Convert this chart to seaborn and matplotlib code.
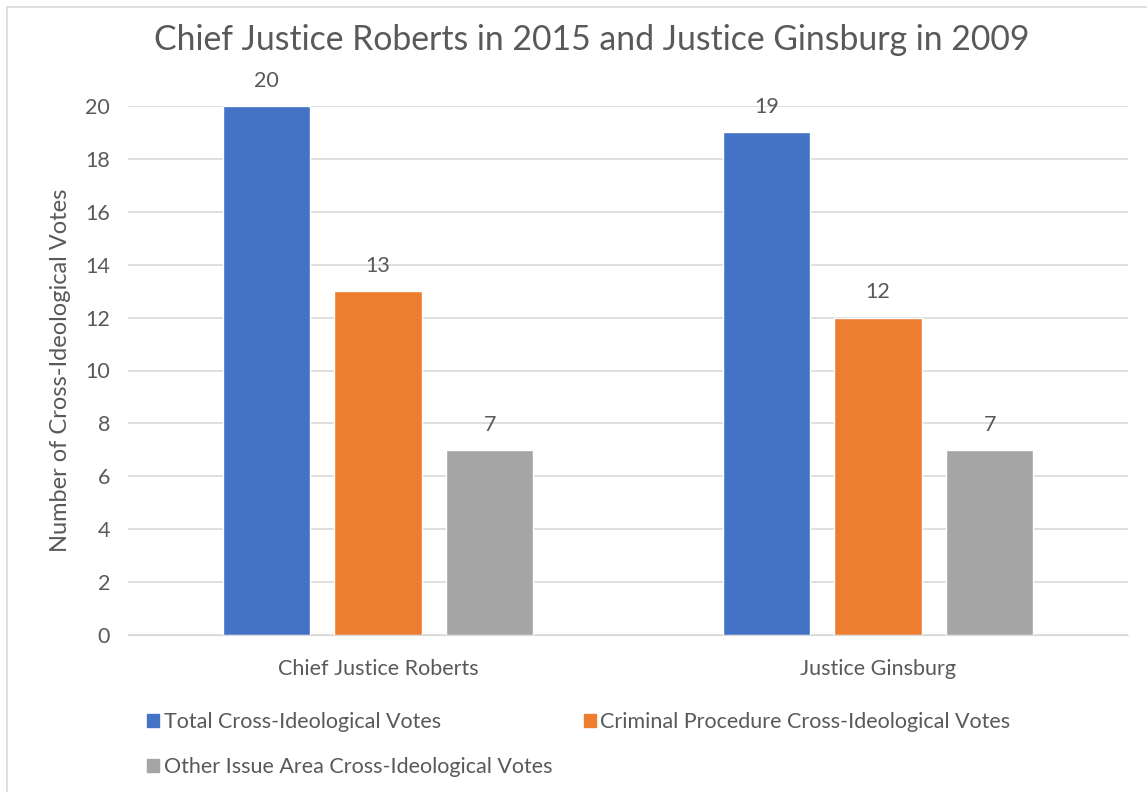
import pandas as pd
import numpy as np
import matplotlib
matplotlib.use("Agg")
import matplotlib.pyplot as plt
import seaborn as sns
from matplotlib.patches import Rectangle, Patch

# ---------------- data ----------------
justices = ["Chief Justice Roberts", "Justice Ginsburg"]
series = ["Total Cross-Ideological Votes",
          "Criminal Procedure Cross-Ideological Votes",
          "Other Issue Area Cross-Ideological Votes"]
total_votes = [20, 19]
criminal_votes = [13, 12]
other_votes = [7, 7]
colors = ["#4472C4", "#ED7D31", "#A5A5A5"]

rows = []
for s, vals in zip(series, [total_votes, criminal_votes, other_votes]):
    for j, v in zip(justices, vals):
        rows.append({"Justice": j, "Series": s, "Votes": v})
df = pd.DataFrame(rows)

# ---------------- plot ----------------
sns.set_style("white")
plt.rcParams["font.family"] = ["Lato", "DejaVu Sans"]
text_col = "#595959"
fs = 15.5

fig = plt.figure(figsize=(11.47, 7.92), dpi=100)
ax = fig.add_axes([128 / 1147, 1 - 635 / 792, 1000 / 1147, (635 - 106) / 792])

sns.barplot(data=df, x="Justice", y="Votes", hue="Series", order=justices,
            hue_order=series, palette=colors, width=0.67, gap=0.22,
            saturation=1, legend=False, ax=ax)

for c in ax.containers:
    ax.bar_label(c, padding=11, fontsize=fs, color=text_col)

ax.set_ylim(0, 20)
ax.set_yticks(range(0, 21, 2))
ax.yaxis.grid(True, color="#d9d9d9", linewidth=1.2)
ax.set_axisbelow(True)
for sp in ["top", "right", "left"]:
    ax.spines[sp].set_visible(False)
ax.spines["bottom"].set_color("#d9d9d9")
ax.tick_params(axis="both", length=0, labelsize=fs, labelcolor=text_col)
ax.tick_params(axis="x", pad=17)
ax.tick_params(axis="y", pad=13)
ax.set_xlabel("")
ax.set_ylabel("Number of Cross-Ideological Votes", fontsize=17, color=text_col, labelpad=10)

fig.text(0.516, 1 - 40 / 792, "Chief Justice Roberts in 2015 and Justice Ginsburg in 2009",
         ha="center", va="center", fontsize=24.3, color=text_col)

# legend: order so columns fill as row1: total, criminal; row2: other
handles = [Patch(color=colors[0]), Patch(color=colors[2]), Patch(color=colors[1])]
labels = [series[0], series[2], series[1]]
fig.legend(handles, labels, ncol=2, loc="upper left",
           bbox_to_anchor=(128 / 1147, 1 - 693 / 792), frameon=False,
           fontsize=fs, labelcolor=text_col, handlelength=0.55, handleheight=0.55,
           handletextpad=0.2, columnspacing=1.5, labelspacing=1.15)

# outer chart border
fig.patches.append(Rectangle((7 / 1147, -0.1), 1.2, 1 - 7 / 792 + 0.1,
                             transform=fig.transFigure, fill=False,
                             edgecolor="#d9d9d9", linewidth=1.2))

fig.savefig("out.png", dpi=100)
┄┄┄┄┄┄┄┄┄┄┄┄┄┄┄┄┄┄┄┄
### EXERCISE:
Everything from the top line of the data down to and including the line with "ax.bar_label(c, padding=11, fontsize=fs, color=text_col)" is to be copied, except the pictures.

### CORRECT RESULT:
Convert this chart to seaborn and matplotlib code.
import pandas as pd
import numpy as np
import matplotlib
matplotlib.use("Agg")
import matplotlib.pyplot as plt
import seaborn as sns
from matplotlib.patches import Rectangle, Patch

# ---------------- data ----------------
justices = ["Chief Justice Roberts", "Justice Ginsburg"]
series = ["Total Cross-Ideological Votes",
          "Criminal Procedure Cross-Ideological Votes",
          "Other Issue Area Cross-Ideological Votes"]
total_votes = [20, 19]
criminal_votes = [13, 12]
other_votes = [7, 7]
colors = ["#4472C4", "#ED7D31", "#A5A5A5"]

rows = []
for s, vals in zip(series, [total_votes, criminal_votes, other_votes]):
    for j, v in zip(justices, vals):
        rows.append({"Justice": j, "Series": s, "Votes": v})
df = pd.DataFrame(rows)

# ---------------- plot ----------------
sns.set_style("white")
plt.rcParams["font.family"] = ["Lato", "DejaVu Sans"]
text_col = "#595959"
fs = 15.5

fig = plt.figure(figsize=(11.47, 7.92), dpi=100)
ax = fig.add_axes([128 / 1147, 1 - 635 / 792, 1000 / 1147, (635 - 106) / 792])

sns.barplot(data=df, x="Justice", y="Votes", hue="Series", order=justices,
            hue_order=series, palette=colors, width=0.67, gap=0.22,
            saturation=1, legend=False, ax=ax)

for c in ax.containers:
    ax.bar_label(c, padding=11, fontsize=fs, color=text_col)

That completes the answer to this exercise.